> _Instruction_:
Copy nothing but the part that opens with the line containing "Clone this chart in Plotly.js." and closes with the line containing "const d1 = seg(categories, difference, 0, 1), d2". Do not include pictures.

> _Extracted information_:
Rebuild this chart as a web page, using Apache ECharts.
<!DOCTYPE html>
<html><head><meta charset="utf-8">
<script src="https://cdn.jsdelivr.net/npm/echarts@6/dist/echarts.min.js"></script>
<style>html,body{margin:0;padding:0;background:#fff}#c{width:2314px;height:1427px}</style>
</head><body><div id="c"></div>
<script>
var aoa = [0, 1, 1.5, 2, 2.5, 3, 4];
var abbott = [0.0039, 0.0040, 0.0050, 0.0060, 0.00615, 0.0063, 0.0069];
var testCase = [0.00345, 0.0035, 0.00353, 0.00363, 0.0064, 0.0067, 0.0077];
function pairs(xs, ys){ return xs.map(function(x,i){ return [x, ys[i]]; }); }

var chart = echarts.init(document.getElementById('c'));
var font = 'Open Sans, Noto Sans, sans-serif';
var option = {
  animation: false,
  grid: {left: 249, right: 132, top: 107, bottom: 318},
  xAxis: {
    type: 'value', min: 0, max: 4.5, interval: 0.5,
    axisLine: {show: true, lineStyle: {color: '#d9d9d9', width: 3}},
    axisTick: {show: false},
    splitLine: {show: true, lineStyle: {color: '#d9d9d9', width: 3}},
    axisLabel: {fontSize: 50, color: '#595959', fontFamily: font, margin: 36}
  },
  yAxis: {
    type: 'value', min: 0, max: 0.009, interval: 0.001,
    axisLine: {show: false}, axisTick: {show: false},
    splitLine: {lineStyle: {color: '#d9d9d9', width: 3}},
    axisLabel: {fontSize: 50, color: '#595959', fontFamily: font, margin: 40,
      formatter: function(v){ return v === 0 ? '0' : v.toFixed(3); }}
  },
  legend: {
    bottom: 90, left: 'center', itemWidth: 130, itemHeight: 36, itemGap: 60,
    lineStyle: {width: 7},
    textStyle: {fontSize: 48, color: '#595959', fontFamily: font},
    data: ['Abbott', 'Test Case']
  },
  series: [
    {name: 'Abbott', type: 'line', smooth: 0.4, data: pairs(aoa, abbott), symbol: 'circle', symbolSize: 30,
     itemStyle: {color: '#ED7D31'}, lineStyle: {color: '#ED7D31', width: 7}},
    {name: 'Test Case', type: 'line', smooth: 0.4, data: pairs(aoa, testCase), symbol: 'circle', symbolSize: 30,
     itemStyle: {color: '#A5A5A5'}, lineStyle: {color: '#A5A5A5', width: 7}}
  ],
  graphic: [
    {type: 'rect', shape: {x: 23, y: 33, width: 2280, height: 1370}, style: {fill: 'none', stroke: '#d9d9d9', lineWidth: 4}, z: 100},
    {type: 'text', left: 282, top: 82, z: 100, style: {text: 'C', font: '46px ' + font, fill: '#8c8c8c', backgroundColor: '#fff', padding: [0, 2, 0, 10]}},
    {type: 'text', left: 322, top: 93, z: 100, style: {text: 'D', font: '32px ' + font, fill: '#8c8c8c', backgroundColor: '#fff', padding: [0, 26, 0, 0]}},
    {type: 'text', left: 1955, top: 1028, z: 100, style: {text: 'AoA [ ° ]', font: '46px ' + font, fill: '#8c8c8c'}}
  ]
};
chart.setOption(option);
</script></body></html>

...

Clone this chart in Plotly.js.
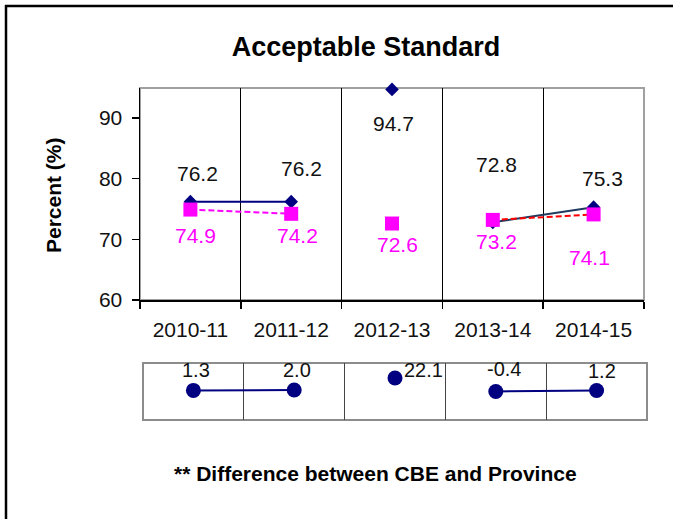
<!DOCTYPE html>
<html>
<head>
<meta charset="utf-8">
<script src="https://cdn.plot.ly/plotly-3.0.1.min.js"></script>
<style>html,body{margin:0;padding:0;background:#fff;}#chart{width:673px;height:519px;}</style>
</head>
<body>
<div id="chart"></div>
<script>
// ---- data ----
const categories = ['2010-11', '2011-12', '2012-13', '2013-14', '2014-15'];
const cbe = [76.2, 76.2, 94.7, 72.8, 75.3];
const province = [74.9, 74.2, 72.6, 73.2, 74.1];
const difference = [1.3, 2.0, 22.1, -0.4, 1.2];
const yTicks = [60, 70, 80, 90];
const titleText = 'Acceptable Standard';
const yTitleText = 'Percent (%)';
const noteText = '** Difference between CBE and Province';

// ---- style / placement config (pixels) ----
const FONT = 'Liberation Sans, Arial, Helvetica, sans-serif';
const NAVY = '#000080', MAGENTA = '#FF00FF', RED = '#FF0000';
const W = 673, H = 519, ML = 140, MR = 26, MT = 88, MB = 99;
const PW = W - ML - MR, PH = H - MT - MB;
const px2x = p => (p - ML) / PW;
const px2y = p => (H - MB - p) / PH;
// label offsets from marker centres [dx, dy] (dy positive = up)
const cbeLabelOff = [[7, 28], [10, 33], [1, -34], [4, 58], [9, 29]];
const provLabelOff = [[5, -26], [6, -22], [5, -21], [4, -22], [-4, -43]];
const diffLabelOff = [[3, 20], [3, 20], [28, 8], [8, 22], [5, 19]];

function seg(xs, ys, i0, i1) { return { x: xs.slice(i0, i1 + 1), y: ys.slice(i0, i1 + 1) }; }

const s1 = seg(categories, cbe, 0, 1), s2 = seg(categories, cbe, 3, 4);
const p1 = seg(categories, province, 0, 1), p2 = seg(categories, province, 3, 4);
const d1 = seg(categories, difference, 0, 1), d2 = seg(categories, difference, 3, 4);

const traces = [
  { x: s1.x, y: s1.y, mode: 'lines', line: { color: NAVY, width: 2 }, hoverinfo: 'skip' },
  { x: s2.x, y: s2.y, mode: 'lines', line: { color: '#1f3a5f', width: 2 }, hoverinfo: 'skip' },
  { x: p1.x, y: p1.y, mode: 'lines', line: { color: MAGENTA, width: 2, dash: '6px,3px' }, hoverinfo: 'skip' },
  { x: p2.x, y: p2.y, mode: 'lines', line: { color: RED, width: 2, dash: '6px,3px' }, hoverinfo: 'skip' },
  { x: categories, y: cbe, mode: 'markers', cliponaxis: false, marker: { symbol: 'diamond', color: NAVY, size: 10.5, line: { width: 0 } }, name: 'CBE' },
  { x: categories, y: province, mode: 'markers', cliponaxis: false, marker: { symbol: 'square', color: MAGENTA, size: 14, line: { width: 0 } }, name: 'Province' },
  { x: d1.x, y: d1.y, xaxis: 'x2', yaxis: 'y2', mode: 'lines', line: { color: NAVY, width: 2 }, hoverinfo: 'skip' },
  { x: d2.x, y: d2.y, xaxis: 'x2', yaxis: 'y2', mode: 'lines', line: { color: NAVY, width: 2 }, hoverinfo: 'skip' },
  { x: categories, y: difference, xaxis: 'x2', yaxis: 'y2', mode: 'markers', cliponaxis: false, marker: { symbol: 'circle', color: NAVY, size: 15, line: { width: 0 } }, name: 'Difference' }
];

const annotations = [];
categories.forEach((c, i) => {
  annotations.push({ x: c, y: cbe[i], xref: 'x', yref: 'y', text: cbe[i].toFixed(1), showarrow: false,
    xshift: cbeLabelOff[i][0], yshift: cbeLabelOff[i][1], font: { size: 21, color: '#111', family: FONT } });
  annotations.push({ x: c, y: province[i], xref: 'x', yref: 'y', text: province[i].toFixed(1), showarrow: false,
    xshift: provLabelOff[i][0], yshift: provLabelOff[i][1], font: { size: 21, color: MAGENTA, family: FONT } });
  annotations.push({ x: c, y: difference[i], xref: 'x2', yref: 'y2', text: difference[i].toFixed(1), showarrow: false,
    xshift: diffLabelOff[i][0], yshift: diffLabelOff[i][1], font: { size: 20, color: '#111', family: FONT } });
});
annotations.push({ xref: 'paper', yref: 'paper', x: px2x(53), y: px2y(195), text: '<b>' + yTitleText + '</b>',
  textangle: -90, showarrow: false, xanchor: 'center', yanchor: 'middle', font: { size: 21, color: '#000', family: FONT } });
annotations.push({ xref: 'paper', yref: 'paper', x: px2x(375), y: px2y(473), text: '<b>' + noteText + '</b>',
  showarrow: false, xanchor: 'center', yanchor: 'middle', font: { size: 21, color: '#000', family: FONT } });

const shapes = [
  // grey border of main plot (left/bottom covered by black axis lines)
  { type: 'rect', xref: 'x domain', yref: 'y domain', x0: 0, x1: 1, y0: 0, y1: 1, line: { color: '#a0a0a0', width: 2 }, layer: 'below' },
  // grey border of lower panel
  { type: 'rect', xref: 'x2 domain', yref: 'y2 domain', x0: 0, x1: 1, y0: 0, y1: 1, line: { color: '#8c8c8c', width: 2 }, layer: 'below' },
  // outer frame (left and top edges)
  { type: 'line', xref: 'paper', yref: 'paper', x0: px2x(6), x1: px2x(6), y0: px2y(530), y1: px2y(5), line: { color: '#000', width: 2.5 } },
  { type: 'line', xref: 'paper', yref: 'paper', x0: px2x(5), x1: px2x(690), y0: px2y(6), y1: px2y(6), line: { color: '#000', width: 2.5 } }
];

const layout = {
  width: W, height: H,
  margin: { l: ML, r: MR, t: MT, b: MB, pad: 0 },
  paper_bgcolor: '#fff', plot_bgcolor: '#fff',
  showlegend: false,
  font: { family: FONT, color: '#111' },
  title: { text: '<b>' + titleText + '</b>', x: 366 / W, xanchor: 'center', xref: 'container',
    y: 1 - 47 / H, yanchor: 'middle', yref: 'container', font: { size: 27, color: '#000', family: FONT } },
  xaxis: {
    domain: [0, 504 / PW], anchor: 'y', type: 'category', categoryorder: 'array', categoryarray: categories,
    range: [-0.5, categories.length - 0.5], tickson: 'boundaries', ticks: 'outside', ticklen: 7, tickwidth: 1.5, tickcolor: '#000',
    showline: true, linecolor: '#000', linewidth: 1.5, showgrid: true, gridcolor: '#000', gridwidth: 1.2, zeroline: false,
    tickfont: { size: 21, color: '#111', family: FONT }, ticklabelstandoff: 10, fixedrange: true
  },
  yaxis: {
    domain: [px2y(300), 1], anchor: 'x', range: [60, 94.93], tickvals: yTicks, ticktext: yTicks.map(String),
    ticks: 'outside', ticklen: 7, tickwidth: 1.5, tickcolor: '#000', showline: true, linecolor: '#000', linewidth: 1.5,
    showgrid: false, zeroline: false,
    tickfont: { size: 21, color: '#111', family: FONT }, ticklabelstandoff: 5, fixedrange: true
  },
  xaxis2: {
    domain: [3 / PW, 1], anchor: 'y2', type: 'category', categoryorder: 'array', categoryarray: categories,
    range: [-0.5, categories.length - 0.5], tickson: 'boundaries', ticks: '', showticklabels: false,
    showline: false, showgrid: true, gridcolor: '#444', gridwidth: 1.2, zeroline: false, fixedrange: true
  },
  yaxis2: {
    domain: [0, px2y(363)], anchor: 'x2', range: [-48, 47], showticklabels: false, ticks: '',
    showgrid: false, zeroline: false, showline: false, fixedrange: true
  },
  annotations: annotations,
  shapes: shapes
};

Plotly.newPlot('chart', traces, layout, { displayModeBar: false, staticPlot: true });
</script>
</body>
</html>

> _Correct answer_:
Clone this chart in Plotly.js.
<!DOCTYPE html>
<html>
<head>
<meta charset="utf-8">
<script src="https://cdn.plot.ly/plotly-3.0.1.min.js"></script>
<style>html,body{margin:0;padding:0;background:#fff;}#chart{width:673px;height:519px;}</style>
</head>
<body>
<div id="chart"></div>
<script>
// ---- data ----
const categories = ['2010-11', '2011-12', '2012-13', '2013-14', '2014-15'];
const cbe = [76.2, 76.2, 94.7, 72.8, 75.3];
const province = [74.9, 74.2, 72.6, 73.2, 74.1];
const difference = [1.3, 2.0, 22.1, -0.4, 1.2];
const yTicks = [60, 70, 80, 90];
const titleText = 'Acceptable Standard';
const yTitleText = 'Percent (%)';
const noteText = '** Difference between CBE and Province';

// ---- style / placement config (pixels) ----
const FONT = 'Liberation Sans, Arial, Helvetica, sans-serif';
const NAVY = '#000080', MAGENTA = '#FF00FF', RED = '#FF0000';
const W = 673, H = 519, ML = 140, MR = 26, MT = 88, MB = 99;
const PW = W - ML - MR, PH = H - MT - MB;
const px2x = p => (p - ML) / PW;
const px2y = p => (H - MB - p) / PH;
// label offsets from marker centres [dx, dy] (dy positive = up)
const cbeLabelOff = [[7, 28], [10, 33], [1, -34], [4, 58], [9, 29]];
const provLabelOff = [[5, -26], [6, -22], [5, -21], [4, -22], [-4, -43]];
const diffLabelOff = [[3, 20], [3, 20], [28, 8], [8, 22], [5, 19]];

function seg(xs, ys, i0, i1) { return { x: xs.slice(i0, i1 + 1), y: ys.slice(i0, i1 + 1) }; }

const s1 = seg(categories, cbe, 0, 1), s2 = seg(categories, cbe, 3, 4);
const p1 = seg(categories, province, 0, 1), p2 = seg(categories, province, 3, 4);
const d1 = seg(categories, difference, 0, 1), d2 = seg(categories, difference, 3, 4);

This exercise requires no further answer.